« C’était marrant, le cours aujourd’hui. »
Je suis content qu’ils l’aient trouvé marrant. C’est vrai qu’étudier la méchanceté de Zola envers ses personnages, c’est plutôt rigolo. Mais je ne m’en suis absolument pas rendu compte.
La faute à mon analphabétisme.
Depuis que j’ai commencé les cours au lycée, je me suis aperçu que j’avais perdu cette capacité : celle de lire le langage corporel de mes élèves. Est-ce leur âge, leur nombre, ou mes sens qui s’émoussent, je ne parviens plus à convoquer ce talent qui m’était si précieux : comprendre, dans un geste, vif ou alangui, un bâillement discret, ou un petit rire qu’ils étaient disponibles, préoccupés ou s’ennuyaient.
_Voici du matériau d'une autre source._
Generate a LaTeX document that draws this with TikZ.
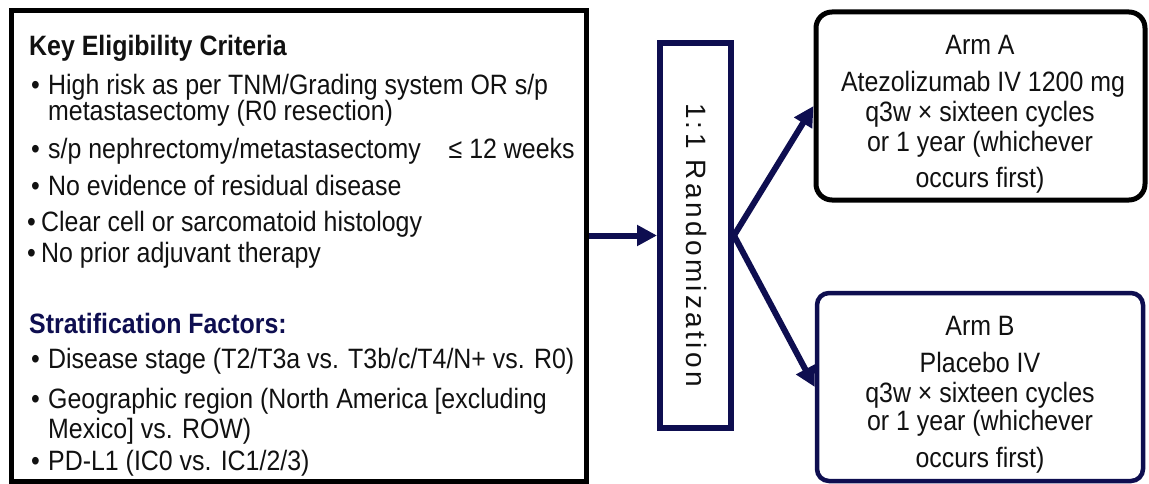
\documentclass[tikz,border=0pt]{standalone}
\usepackage{fontspec}
\setmainfont[FakeStretch=0.89]{Liberation Sans}
\newfontfamily\randfont[LetterSpace=12]{Liberation Sans}
\usetikzlibrary{arrows.meta}
\definecolor{navy}{RGB}{14,14,80}
\definecolor{ink}{RGB}{17,17,17}
\tikzset{
  txt/.style={anchor=base west, inner sep=0pt, font=\fontsize{28}{30}\selectfont, text=ink},
  hdr/.style={anchor=base west, inner sep=0pt, font=\fontsize{28}{30}\selectfont\bfseries, text=ink},
  bul/.style={anchor=base west, inner sep=0pt, font=\fontsize{28}{30}\selectfont, text=ink},
  ctr/.style={anchor=base, inner sep=0pt, font=\fontsize{28}{30}\selectfont, text=ink},
  conn/.style={draw=navy, line width=6pt, -{Triangle[length=20pt,width=20pt]}},
}
\begin{document}
\begin{tikzpicture}[x=1pt,y=-1pt]
\useasboundingbox (0,0) rectangle (1149,484);
% boxes
\node[draw=black, line width=5pt, minimum width=575pt, minimum height=470pt, inner sep=0pt] (crit) at (298.5,246) {};
\node[draw=navy, line width=6pt, minimum width=71pt, minimum height=385pt, inner sep=0pt] (rand) at (695.5,235.5) {};
\node[draw=black, line width=5pt, rounded corners=16pt, minimum width=329pt, minimum height=188pt, inner sep=0pt] (armA) at (980.5,106) {};
\node[draw=navy, line width=4.5pt, rounded corners=12pt, minimum width=326pt, minimum height=188pt, inner sep=0pt] (armB) at (980,387) {};
% left texts
\node[hdr] (k0) at (29,56) {Key Eligibility Criteria};
\node[bul] (b1) at (31,95) {•};
\node[txt] (t1) at (48,95) {High risk as per TNM/Grading system OR s/p};
\node[txt] (t1b) at (48,121) {metastasectomy (R0 resection)};
\node[bul] (b2) at (31,159) {•};
\node[txt] (t2) at (48,159) {s/p nephrectomy/metastasectomy\quad ≤ 12 weeks};
\node[bul] (b3) at (31,195) {•};
\node[txt] (t3) at (48,195) {No evidence of residual disease};
\node[bul] (b4) at (27,231) {•};
\node[txt] (t4) at (41,231) {Clear cell or sarcomatoid histology};
\node[bul] (b5) at (27,262) {•};
\node[txt] (t5) at (41,262) {No prior adjuvant therapy};
\node[hdr, text=navy] (s0) at (29,333) {Stratification Factors:};
\node[bul] (b6) at (31,368) {•};
\node[txt] (t6) at (48,368) {Disease stage (T2/T3a vs. T3b/c/T4/N+ vs. R0)};
\node[bul] (b7) at (31,408) {•};
\node[txt] (t7) at (48,408) {Geographic region (North America [excluding};
\node[txt] (t7b) at (48,438) {Mexico] vs. ROW)};
\node[bul] (b8) at (31,470) {•};
\node[txt] (t8) at (48,470) {PD-L1 (IC0 vs. IC1/2/3)};
% randomization
\node[inner sep=0pt, rotate=-90, font=\randfont\fontsize{28}{30}\selectfont, text=ink] (rt) at (697,245) {1:1 Randomization};
% arm A
\node[ctr] (a1) at (980,55) {Arm A};
\node[ctr] (a2) at (983,92) {Atezolizumab IV 1200 mg};
\node[ctr] (a3) at (980,122) {q3w × sixteen cycles};
\node[ctr] (a4) at (980,152) {or 1 year (whichever};
\node[ctr] (a5) at (980,187) {occurs first)};
% arm B
\node[ctr] (c1) at (980,335) {Arm B};
\node[ctr] (c2) at (980,372) {Placebo IV};
\node[ctr] (c3) at (980,402) {q3w × sixteen cycles};
\node[ctr] (c4) at (980,430) {or 1 year (whichever};
\node[ctr] (c5) at (980,467) {occurs first)};
% connectors
\draw[conn] (crit.east |- rand.west) -- (rand.west);
\draw[conn] (rand.east) -- (armA.west);
\draw[conn] (rand.east) -- (armB.west);
\end{tikzpicture}
\end{document}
Leurs visages me sont devenus brutalement hermétique.
Et c’est un vrai malaise.
Je passe mon temps à leur demander si ça va, s’ils suivent, s’ils ont des questions. C’est autant pour eux que pour me rassurer. Je n’ai jamais autant craint d’en perdre en route, de les lasser ou de les indifférer. Je ne peux plus compter que sur ce qu’ils acceptent de me dire, impression d’être soudainement devenu aveugle.
Tellement peur de ne pas pouvoir rouvrir les yeux.